What the singer's style choices say about his new direction

We’re hours away from the release of Zayn’s solo debut, which is hardly enough time to comb over every outfit he’s worn since leaving One Direction almost exactly a year ago. Do you remember where you were? I do. I was in my kitchen wearing pajamas and also an expression of profound disbelief.

But I digress.

Thanks to Justin Timberlake and his noughties-era fedoras, we know that the fastest way to break from your boy-band persona is to delve into a form of advanced personal style. So, via his penchant for casual white button-ups, all-black everything, and shirts that say “TRUTH” (which is most definitely a statement, but arguably not the one he was probably going for), Zayn has done just that — setting his eyes on the future by experimenting with texture, lack of color, and everything 1D deprived him of.

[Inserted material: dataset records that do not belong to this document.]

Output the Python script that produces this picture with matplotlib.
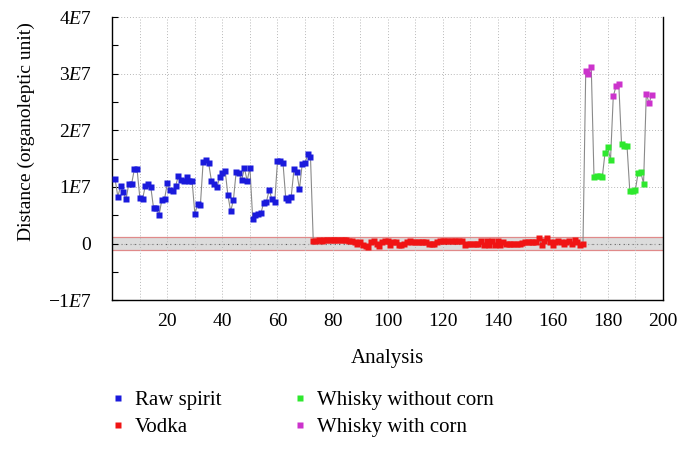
import matplotlib
matplotlib.use("Agg")
import matplotlib.pyplot as plt
from matplotlib.ticker import FuncFormatter, MultipleLocator
from matplotlib.lines import Line2D

plt.rcParams["font.family"] = ["Liberation Serif", "DejaVu Serif"]
plt.rcParams["mathtext.fontset"] = "custom"
plt.rcParams["mathtext.rm"] = "Liberation Serif"
plt.rcParams["mathtext.it"] = "Liberation Serif:italic"

# --------------------------------------------------
# Data (distance in units of 1E7)
# --------------------------------------------------
raw_spirit = [
    1.14, 0.83, 1.01, 0.91, 0.78, 1.06, 1.05, 1.31, 1.31, 0.81,
    0.79, 1.02, 1.05, 0.99, 0.62, 0.62, 0.51, 0.77, 0.79, 1.07,
    0.95, 0.92, 1.02, 1.19, 1.12, 1.10, 1.18, 1.10, 1.10, 0.52,
    0.70, 0.68, 1.44, 1.47, 1.42, 1.11, 1.06, 0.99, 1.17, 1.24,
    1.29, 0.85, 0.57, 0.77, 1.27, 1.25, 1.12, 1.33, 1.11, 1.34,
    0.44, 0.50, 0.52, 0.54, 0.72, 0.74, 0.95, 0.78, 0.73,
    1.45, 1.45, 1.43, 0.80, 0.77, 0.83, 1.31, 1.26, 0.96, 1.41,
    1.42, 1.58, 1.53,
]

vodka = [
    0.05, 0.05, 0.06, 0.05, 0.06, 0.07, 0.07, 0.07, 0.07, 0.06,
    0.07, 0.06, 0.06, 0.05, 0.05, 0.03, 0.00, 0.03, -0.02, -0.04,
    -0.06, 0.02, 0.04, 0.00, -0.04, 0.03, 0.05, 0.05, -0.03, 0.03,
    0.02, -0.03, -0.03, 0.00, 0.02, 0.04, 0.03, 0.03, 0.03, 0.02,
    0.03, 0.02, 0.00, 0.00, 0.00, 0.03, 0.04, 0.04, 0.04, 0.04,
    0.04, 0.04, 0.04, 0.04, 0.04, -0.03, 0.00, 0.00, 0.00, 0.00,
    0.00, 0.04, -0.03, 0.04, -0.03, 0.04, -0.03, 0.04, -0.02, 0.03,
    0.00, 0.00, 0.00, 0.00, 0.00, 0.00, 0.01, 0.03, 0.03, 0.03,
    0.03, 0.02, 0.09, -0.03, 0.04, 0.09, 0.02, -0.03, 0.02, 0.04,
    0.03, 0.00, 0.02, 0.04, 0.00, 0.06, 0.02, -0.02, 0.00,
]

# whisky samples in analysis order, with group tag (1 = with corn)
whisky = [
    3.05, 3.00, 3.12, 1.17, 1.20, 1.20, 1.17, 1.60, 1.70, 1.48,
    2.60, 2.78, 2.82, 1.76, 1.72, 1.72, 0.93, 0.93, 0.94, 1.24,
    1.26, 1.06, 2.65, 2.48, 2.63,
]
whisky_corn = [
    1, 1, 1, 0, 0, 0, 0, 0, 0, 0,
    1, 1, 1, 0, 0, 0, 0, 0, 0, 0,
    0, 0, 1, 1, 1,
]

legend_labels = ["Raw spirit", "Vodka", "Whisky without corn", "Whisky with corn"]
colors = ["#1a1adc", "#f01414", "#2ee82e", "#cc33cc"]

band_half = 0.12  # grey acceptance band, units of 1E7

# --------------------------------------------------
# Build analysis index
# --------------------------------------------------
values = raw_spirit + vodka + whisky
x_all = list(range(1, len(values) + 1))
groups = [0] * len(raw_spirit) + [1] * len(vodka) + [3 if c else 2 for c in whisky_corn]
y_all = [v * 1e7 for v in values]

# --------------------------------------------------
# Plot
# --------------------------------------------------
fig = plt.figure(figsize=(6.89, 4.5), dpi=100)
ax = fig.add_axes([0.163, 0.333, 0.799, 0.629])

ax.axhspan(-band_half * 1e7, band_half * 1e7, facecolor="#dcdcdc", edgecolor="none", zorder=0)
for yb in (-band_half * 1e7, band_half * 1e7):
    ax.axhline(yb, color="#e08a8a", lw=0.9, zorder=1)

ax.plot(x_all, y_all, color="#8a8a8a", lw=0.8, zorder=2)
for g in range(4):
    xs = [x for x, gg in zip(x_all, groups) if gg == g]
    ys = [y for y, gg in zip(y_all, groups) if gg == g]
    ax.plot(xs, ys, ls="none", marker="s", ms=3.8, mec="none", color=colors[g], zorder=3)

ax.set_xlim(0, 200)
ax.set_ylim(-1e7, 4e7)
ax.set_xticks(range(20, 201, 20))
ax.xaxis.set_minor_locator(MultipleLocator(10))
ax.yaxis.set_major_locator(MultipleLocator(1e7))
ax.yaxis.set_minor_locator(MultipleLocator(0.5e7))


def fmt(v, pos):
    n = int(round(v / 1e7))
    if n == 0:
        return "0"
    sign = "\u2212" if n < 0 else ""
    return f"{sign}{abs(n)}$\\mathit{{E}}$7"


ax.yaxis.set_major_formatter(FuncFormatter(fmt))
ax.grid(True, which="both", axis="x", ls=(0, (1, 2)), color="#b8b8b8", lw=0.7)
ax.grid(True, which="major", axis="y", ls=(0, (1, 2)), color="#b8b8b8", lw=0.7)
ax.axhline(0, color="#555555", ls=(0, (1, 3)), lw=0.8, zorder=1)

ax.tick_params(axis="both", which="both", direction="in", labelsize=14)
ax.tick_params(axis="y", which="both", length=4, width=0.8, pad=15)
ax.tick_params(axis="x", which="both", length=0, pad=9)
ax.spines["top"].set_visible(False)
for s in ax.spines.values():
    s.set_linewidth(1.0)

ax.set_xlabel("Analysis", fontsize=15, labelpad=14)
ax.set_ylabel("Distance (organoleptic unit)", fontsize=14)
ax.yaxis.set_label_coords(-0.14, 0.594)

handles = [Line2D([], [], ls="none", marker="s", ms=5, mec="none", color=c) for c in colors]
fig.legend(handles, legend_labels, ncol=2, loc="upper left", bbox_to_anchor=(0.132, 0.173),
           frameon=False, fontsize=15, handletextpad=0.4, columnspacing=3.4,
           labelspacing=0.35, handlelength=0.8)

fig.savefig("out.png", dpi=100)
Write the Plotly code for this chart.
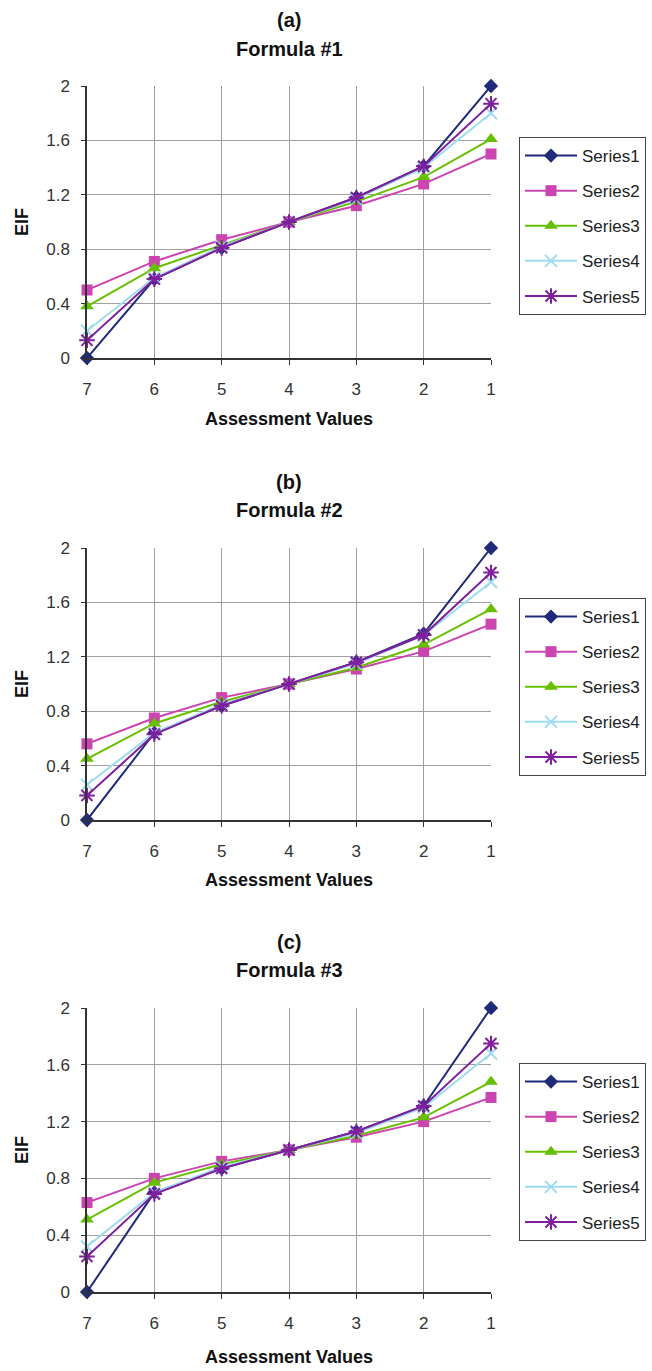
import plotly.graph_objects as go

W, H = 652, 1371

x_vals = [7, 6, 5, 4, 3, 2, 1]
x_ticks = ["7", "6", "5", "4", "3", "2", "1"]
y_ticks = [0, 0.4, 0.8, 1.2, 1.6, 2]
y_tick_text = ["0", "0.4", "0.8", "1.2", "1.6", "2"]
series_names = ["Series1", "Series2", "Series3", "Series4", "Series5"]

# Formula #1
f1_s1 = [0.00, 0.58, 0.81, 1.00, 1.18, 1.41, 2.00]
f1_s2 = [0.50, 0.71, 0.87, 1.00, 1.12, 1.28, 1.50]
f1_s3 = [0.38, 0.66, 0.83, 1.00, 1.15, 1.33, 1.61]
f1_s4 = [0.20, 0.59, 0.82, 1.00, 1.17, 1.40, 1.80]
f1_s5 = [0.13, 0.58, 0.81, 1.00, 1.18, 1.41, 1.87]

# Formula #2
f2_s1 = [0.00, 0.64, 0.84, 1.00, 1.16, 1.37, 2.00]
f2_s2 = [0.56, 0.75, 0.90, 1.00, 1.11, 1.24, 1.44]
f2_s3 = [0.45, 0.71, 0.87, 1.00, 1.12, 1.29, 1.55]
f2_s4 = [0.26, 0.64, 0.85, 1.00, 1.15, 1.36, 1.75]
f2_s5 = [0.18, 0.63, 0.84, 1.00, 1.16, 1.36, 1.82]

# Formula #3
f3_s1 = [0.00, 0.70, 0.87, 1.00, 1.13, 1.31, 2.00]
f3_s2 = [0.63, 0.80, 0.92, 1.00, 1.09, 1.20, 1.37]
f3_s3 = [0.51, 0.77, 0.90, 1.00, 1.10, 1.23, 1.48]
f3_s4 = [0.32, 0.70, 0.88, 1.00, 1.12, 1.30, 1.68]
f3_s5 = [0.25, 0.69, 0.87, 1.00, 1.13, 1.31, 1.75]

panels = [
    ("(a)", "Formula #1", [f1_s1, f1_s2, f1_s3, f1_s4, f1_s5]),
    ("(b)", "Formula #2", [f2_s1, f2_s2, f2_s3, f2_s4, f2_s5]),
    ("(c)", "Formula #3", [f3_s1, f3_s2, f3_s3, f3_s4, f3_s5]),
]

colors = ["#1f2a7a", "#cc44b0", "#66c000", "#9fdcef", "#7f1f9f"]
symbols = ["diamond", "square", "triangle-up", "x-thin-open", "asterisk-open"]
msizes = [11, 11, 12, 12, 13]

# pixel layout (top, bottom) of each plot area
plot_px = [(86, 358), (548, 820), (1008, 1292)]
legend_px = [137, 598, 1063]
title_px = [(20, 49), (482, 510), (942, 970)]
xtitle_px = [419, 880, 1357]
x0, x1 = 87, 491

FONT = "Liberation Sans, Arial, sans-serif"

def fy(p):
    return 1 - p / H

fig = go.Figure()
layout = dict(
    width=W, height=H, margin=dict(l=0, r=0, t=0, b=0, autoexpand=False),
    paper_bgcolor="white", plot_bgcolor="white",
    font=dict(family=FONT, size=17, color="#222"),
    showlegend=True,
)
annotations = []

for i, (lab, ttl, data) in enumerate(panels):
    n = "" if i == 0 else str(i + 1)
    xa, ya = "x" + n, "y" + n
    lg = "legend" + n
    for j, vals in enumerate(data):
        sym = symbols[j]
        open_sym = sym.endswith("open")
        fig.add_trace(go.Scatter(
            x=x_vals, y=vals, mode="lines+markers", name=series_names[j],
            xaxis=xa, yaxis=ya, legend=lg, legendgroup=f"g{i}{j}",
            cliponaxis=False,
            line=dict(color=colors[j], width=2),
            marker=dict(symbol=sym, size=msizes[j], color=colors[j],
                        line=dict(color=colors[j], width=2 if open_sym else 0)),
        ))
    top, bot = plot_px[i]
    layout["xaxis" + n] = dict(
        domain=[x0 / W, x1 / W], anchor=ya,
        range=[7, 1], tickmode="array", tickvals=x_vals, ticktext=x_ticks,
        showgrid=True, gridcolor="#a0a0a0", gridwidth=1,
        showline=True, linecolor="#333", linewidth=1.5, mirror=False,
        ticks="outside", ticklen=5, tickcolor="#333", ticklabelstandoff=10,
        tickfont=dict(size=17, color="#333"), zeroline=False,
    )
    layout["yaxis" + n] = dict(
        domain=[fy(bot), fy(top)], anchor=xa,
        range=[0, 2], tickmode="array", tickvals=y_ticks, ticktext=y_tick_text,
        showgrid=True, gridcolor="#a0a0a0", gridwidth=1,
        showline=True, linecolor="#333", linewidth=1.5,
        ticks="outside", ticklen=4, tickcolor="#333", ticklabelstandoff=8,
        tickfont=dict(size=17, color="#333"), zeroline=False,
    )
    layout[lg] = dict(
        x=519 / W, y=fy(legend_px[i]), xanchor="left", yanchor="top",
        bordercolor="#444", borderwidth=1, bgcolor="white",
        font=dict(size=17, color="#222", family=FONT),
        itemwidth=52, tracegroupgap=10,
    )
    # titles
    t1, t2 = title_px[i]
    cx = (x0 + x1) / 2 / W
    annotations.append(dict(text="<b>" + lab + "</b>", x=cx, y=fy(t1), xref="paper", yref="paper",
                            showarrow=False, font=dict(size=20, color="#111"), yanchor="middle"))
    annotations.append(dict(text="<b>" + ttl + "</b>", x=cx, y=fy(t2), xref="paper", yref="paper",
                            showarrow=False, font=dict(size=20, color="#111"), yanchor="middle"))
    annotations.append(dict(text="<b>Assessment Values</b>", x=cx, y=fy(xtitle_px[i]),
                            xref="paper", yref="paper", showarrow=False,
                            font=dict(size=18, color="#111"), yanchor="middle"))
    annotations.append(dict(text="<b>EIF</b>", x=22 / W, y=fy((top + bot) / 2),
                            xref="paper", yref="paper", showarrow=False, textangle=-90,
                            font=dict(size=18, color="#111"), xanchor="center", yanchor="middle"))

layout["annotations"] = annotations
fig.update_layout(**layout)
fig.write_html("out.html", config={"displayModeBar": False},
               post_script="document.body.style.margin='0';")
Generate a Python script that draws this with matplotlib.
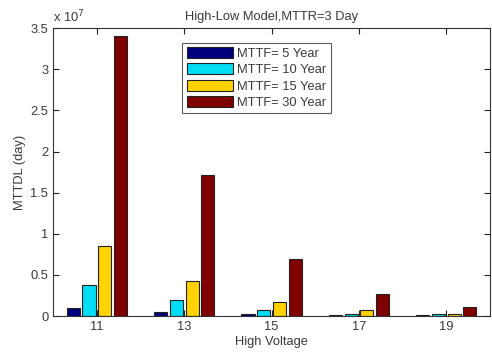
import numpy as np
import matplotlib
matplotlib.use("Agg")
import matplotlib.pyplot as plt
from matplotlib.ticker import FuncFormatter

plt.rcParams['font.family'] = ['Liberation Sans', 'DejaVu Sans']

# high voltage levels and MTTDL (days) for each MTTF setting
voltage = [11, 13, 15, 17, 19]
mttf_labels = ['MTTF= 5 Year', 'MTTF= 10 Year', 'MTTF= 15 Year', 'MTTF= 30 Year']
mttdl_5y = [0.10e7, 0.05e7, 0.02e7, 0.01e7, 0.01e7]
mttdl_10y = [0.38e7, 0.19e7, 0.08e7, 0.03e7, 0.02e7]
mttdl_15y = [0.85e7, 0.43e7, 0.17e7, 0.07e7, 0.03e7]
mttdl_30y = [3.40e7, 1.72e7, 0.69e7, 0.27e7, 0.115e7]

series = [mttdl_5y, mttdl_10y, mttdl_15y, mttdl_30y]
colors = ['#00007F', '#00DDF5', '#FFD200', '#7F0000']

fig = plt.figure(figsize=(4.92, 3.52), dpi=100)
ax = fig.add_axes([0.108, 0.102, 0.888, 0.818])

x = np.array(voltage, dtype=float)
offsets = [-0.54, -0.18, 0.18, 0.54]
width = 0.30
for vals, off, col, lab in zip(series, offsets, colors, mttf_labels):
    ax.bar(x + off, vals, width=width, color=col, edgecolor='#222222',
           linewidth=0.8, label=lab)

ax.set_xlim(10, 20)
ax.set_ylim(0, 3.5e7)
ax.set_xticks(voltage)
ax.set_yticks(np.arange(0, 3.51e7, 0.5e7))
ax.yaxis.set_major_formatter(FuncFormatter(lambda v, p: '%g' % (v / 1e7)))
ax.tick_params(direction='in', top=True, right=True, length=4,
               labelsize=9.3, colors='#222222', labelcolor='#3a3a3a')
for s in ax.spines.values():
    s.set_color('#333333')
    s.set_linewidth(0.8)

ax.text(0.0, 1.01, r'x 10$^7$', transform=ax.transAxes, fontsize=9.3,
        color='#3a3a3a', ha='left', va='bottom')
ax.set_title('High-Low Model,MTTR=3 Day', fontsize=9.3, color='#3a3a3a', pad=6)
ax.set_xlabel('High Voltage', fontsize=9.3, color='#3a3a3a', labelpad=2)
ax.set_ylabel('MTTDL (day)', fontsize=9.3, color='#3a3a3a', labelpad=3)

leg = ax.legend(loc='upper left', bbox_to_anchor=(0.295, 0.95), fontsize=9.3,
                frameon=True, fancybox=False, handlelength=3.6, handleheight=0.95,
                handletextpad=0.3, labelspacing=0.25, borderpad=0.35,
                borderaxespad=0.0)
leg.get_frame().set_edgecolor('#333333')
leg.get_frame().set_linewidth(0.8)
for t in leg.get_texts():
    t.set_color('#3a3a3a')

fig.savefig('out.png', dpi=100)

Style is the second-biggest character in Zayn's solo narrative. At roughly the same age, Justin Bieber is embracing thrift-store chic in oversize Nirvana t-shirts and kilts worn over jeans, wearing his experimentalism on his (literal) sleeve, and therefore very loudly declaring to his fans and anybody willing to listen that he is actively still figuring it out. (By dressing like an aesthetically daring 22-year-old.)

Zayn, on the other hand, already has it all figured out -- or at least that’s what he’s projecting with his clean lines, array of neutrals, combat boots, and ripped jeans. With every intentionally distressed piece of clothing (or, in the case of his Complex story, the absence of a shirt), Zayn tells us that he is on-point, on-brand, and intentional. And yes, so is Bieber. But where Bieber is having fun with his wardrobe, Zayn is trying to grow up and be serious. He’s not a boy, he’s a grown-ass man. And that’s what his solo campaign is all about.

This is important to remember when comparing the Zayn of today with the Zayn of yore. True, One Direction’s camp held him back from complete self-expression, but considering that the boys went on to dress however they wanted during the group’s last year (see: Harry’s inability to button up his tops and Louis’s refusal to wear anything but jogging pants), Zayn’s current choices aren’t so much reactionary as they are a way for him to make a bold new statement of self. His style choices are his new partners in crime. So we see that he layers confidently. We notice that he follows trends without losing himself to them. We appreciate that he cloaks himself in dark colors, evoking mystery and magic and feelings typically reserved for a screening of Phantom of the Opera. And he unbuttons his tops to levels Harry himself would be nervous to try, one-upping 1D’s riskiest dresser because he can.

Zayn’s clothes tell a story -- mainly that Zayn has arrived, and his connection to the past has been severed via high fashion and proximity to Gigi Hadid. And while his style will obviously evolve the longer he stays in the game -- like JT’s transition from fedora wearer to suit-and-tie aficionado -- it will continue to tell us exactly the way he wants us to see him.

In this case, Zayn is using fashion to position himself as a guy who’s sure enough in his talents and persona to justify releasing an entire album of his own music. Or at the very least, as a guy who seems qualified to drop the f-bomb at the top of his second single, “It’s You.”

Maybe “she don’t, she don’t, she don’t give a fuck,” but Zayn does. And that’s OK.